If Same-Sex Marriage Is a Right,' There Are No Rights | CNS News
The old adage that one lie leads to another is never more apparent than when modern American public officials deal with issues arising from sexual immorality.
President Bill Clinton, for example, started a chain of lies when he decided to have an adulterous relationship with a White House intern.
Clinton first lied to his wife, then to a federal court, then to the American people.
Nor could Clinton's lies, delivered as president, be his lies alone. His partisans in Congress either had to abandon him or add another link to the chain of lies by declaring that perjury and obstruction of justice in a federal court, so long as they were intended to cover up presidential adultery with a White House intern, were not the sort of high crimes and misdemeanors that ought to be considered impeachable offenses under the Constitution of the United States.

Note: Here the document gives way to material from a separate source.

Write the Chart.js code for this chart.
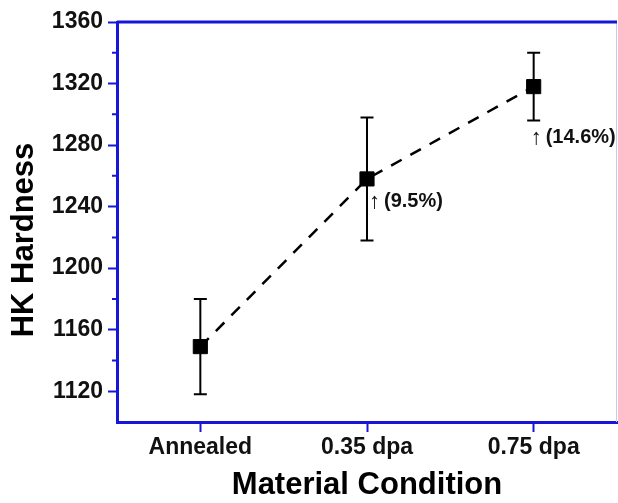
<!DOCTYPE html>
<html>
<head>
<meta charset="utf-8">
<script src="https://cdn.jsdelivr.net/npm/chart.js@4/dist/chart.umd.min.js"></script>
<style>
  html, body { margin: 0; padding: 0; background: #fff; }
  #wrap { width: 618px; height: 503px; }
</style>
</head>
<body>
<div id="wrap"><canvas id="hardnessChart" width="618" height="503"></canvas></div>
<script>
// values
const categories = ['Annealed', '0.35 dpa', '0.75 dpa'];
const hardness = [1149, 1258, 1318];
const hardnessErr = [31, 40, 22];
const increaseLabels = ['', '(9.5%)', '(14.6%)'];
const yTicks = [1120, 1160, 1200, 1240, 1280, 1320, 1360];
const yMinorTicks = [1140, 1180, 1220, 1260, 1300, 1340];

const AXIS_BLUE = '#1616d8';
const FONT = '"Liberation Sans", Arial, sans-serif';

/**
 * Error bars, minor ticks, frame and percent notes.
 */
const extrasPlugin = {
  id: 'extras',
  beforeDatasetsDraw(chart) {
    const { ctx, scales: { x, y } } = chart;
    ctx.save();
    ctx.strokeStyle = '#000';
    ctx.lineWidth = 2;
    hardness.forEach((v, i) => {
      const px = x.getPixelForValue(i);
      const top = y.getPixelForValue(v + hardnessErr[i]);
      const bot = y.getPixelForValue(v - hardnessErr[i]);
      ctx.beginPath();
      ctx.moveTo(px, top); ctx.lineTo(px, bot);
      ctx.moveTo(px - 6.5, top); ctx.lineTo(px + 6.5, top);
      ctx.moveTo(px - 6.5, bot); ctx.lineTo(px + 6.5, bot);
      ctx.stroke();
    });
    ctx.restore();
  },
  afterDraw(chart) {
    const { ctx, chartArea: area, scales: { x, y } } = chart;
    ctx.save();

    // frame: top and right
    ctx.strokeStyle = '#c9c9f2';
    ctx.lineWidth = 1;
    ctx.beginPath();
    ctx.moveTo(area.right - 0.5, area.top);
    ctx.lineTo(area.right - 0.5, area.bottom);
    ctx.stroke();
    ctx.strokeStyle = AXIS_BLUE;
    ctx.lineWidth = 3;
    ctx.beginPath();
    ctx.moveTo(area.left, area.top);
    ctx.lineTo(area.right, area.top);
    ctx.stroke();

    // minor ticks
    ctx.lineWidth = 2;
    ctx.beginPath();
    yMinorTicks.forEach(v => {
      const py = y.getPixelForValue(v);
      ctx.moveTo(area.left - 5, py);
      ctx.lineTo(area.left, py);
    });
    ctx.stroke();

    // percent increase notes
    const offsets = [null, { dx: 2, dy: 23 }, { dx: -3, dy: 51 }];
    ctx.fillStyle = '#111';
    ctx.textBaseline = 'middle';
    increaseLabels.forEach((txt, i) => {
      if (!txt) return;
      const px = x.getPixelForValue(i) + offsets[i].dx;
      const py = y.getPixelForValue(hardness[i]) + offsets[i].dy;
      ctx.font = '22px ' + FONT;
      ctx.fillText('\u2191', px, py);
      ctx.font = 'bold 20px ' + FONT;
      ctx.fillText(txt, px + 15, py);
    });

    // y axis title
    ctx.font = 'bold 31px ' + FONT;
    ctx.textAlign = 'center';
    ctx.textBaseline = 'middle';
    ctx.translate(24, 240);
    ctx.rotate(-Math.PI / 2);
    ctx.fillStyle = '#000';
    ctx.fillText('HK Hardness', 0, 0);
    ctx.restore();
  }
};

const ctx = document.getElementById('hardnessChart').getContext('2d');

new Chart(ctx, {
  type: 'line',
  data: {
    labels: categories,
    datasets: [{
      label: 'HK Hardness',
      data: hardness,
      borderColor: '#000',
      borderWidth: 2.5,
      borderDash: [12, 10],
      fill: false,
      tension: 0,
      pointStyle: 'rect',
      pointRadius: 10,
      pointBorderWidth: 1,
      pointBackgroundColor: '#000',
      pointBorderColor: '#000'
    }]
  },
  options: {
    responsive: false,
    animation: false,
    devicePixelRatio: 1,
    layout: {
      autoPadding: false,
      padding: { top: 22, right: 1, left: 0, bottom: 0 }
    },
    plugins: {
      legend: { display: false },
      tooltip: { enabled: false }
    },
    scales: {
      x: {
        type: 'category',
        offset: true,
        afterFit: scale => { scale.height = 81; },
        grid: {
          offset: false,
          drawOnChartArea: false,
          tickLength: 10,
          tickColor: AXIS_BLUE,
          tickWidth: 2
        },
        border: { display: true, color: AXIS_BLUE, width: 3 },
        ticks: {
          color: '#111',
          padding: 2,
          maxRotation: 0,
          font: { family: FONT, size: 23, weight: 'bold' }
        },
        title: {
          display: true,
          text: 'Material Condition',
          color: '#000',
          padding: 0,
          font: { family: FONT, size: 31, weight: 'bold', lineHeight: 1.1 }
        }
      },
      y: {
        min: 1100,
        max: 1360,
        afterFit: scale => { scale.width = 117; },
        afterBuildTicks: scale => {
          scale.ticks = yTicks.map(v => ({ value: v }));
        },
        grid: {
          drawOnChartArea: false,
          tickLength: 9,
          tickColor: AXIS_BLUE,
          tickWidth: 2
        },
        border: { display: true, color: AXIS_BLUE, width: 3 },
        ticks: {
          color: '#111',
          padding: 5,
          callback: v => String(v),
          font: { family: FONT, size: 23, weight: 'bold' }
        }
      }
    }
  },
  plugins: [extrasPlugin]
});
</script>
</body>
</html>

Yet, as corrosive as Clinton's perjury was to the public understanding of right and wrong and true liberty, it was not as corrosive as the left's current crusade to get the Supreme Court to declare same-sex marriage a "right."
Clinton's perjury was at least predicated on the assumption that people not only would see his behavior with a White House intern as a transgression against marriage, but also that they ought to do so.
If they are to succeed in their cause, those who now claim that same-sex marriage is a "right" must eradicate from American law and society the true — and only sustainable — rationale for any right at all.
That, of course, is that rights are immutable things that come from God — that they are part of the natural moral law that all men and all nations have an inescapable duty to obey.
The Founding Fathers of this nation not only believed in the natural law created by God, but insisted it was the justification for the United States becoming a nation.
The "Laws of Nature and of Nature's God entitle them," they said, "to assume among the powers of the earth, the separate and equal station" of an independent state.